Think about how you can follow a single request across different services.
Correlation IDs help track a single request across multiple microservices, making debugging and monitoring easier.
In a microservices system, where is the best place to generate a correlation ID for a client request?
Consider where the request first enters the system.
Generating the correlation ID at the first entry point ensures all downstream services use the same ID for tracing.
How should correlation IDs be handled when microservices communicate asynchronously via message queues?
Think about how tracing continues across asynchronous boundaries.
Passing correlation IDs in message headers allows tracing across asynchronous calls just like synchronous ones.
What is a potential tradeoff when including correlation IDs in every log entry across microservices?
Consider the impact on log size and storage.
Adding correlation IDs to logs increases log size, which can raise storage and processing costs, but improves traceability.
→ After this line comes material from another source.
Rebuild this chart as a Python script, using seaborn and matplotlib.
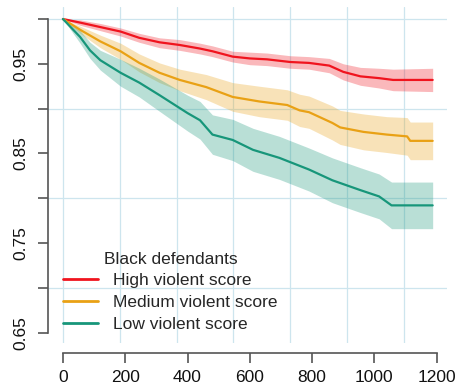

A microservices system processes 1 million requests per hour. Each request generates logs in 5 services, each log entry includes a 36-character UUID correlation ID. Estimate the additional storage needed per hour just for storing correlation IDs in logs, assuming each log entry stores only the correlation ID as a string (1 character = 1 byte).
Calculate total log entries and multiply by correlation ID size in bytes.
1 million requests × 5 logs = 5 million entries. Each entry 36 bytes. Total = 5,000,000 × 36 = 180,000,000 bytes ≈ 180 MB.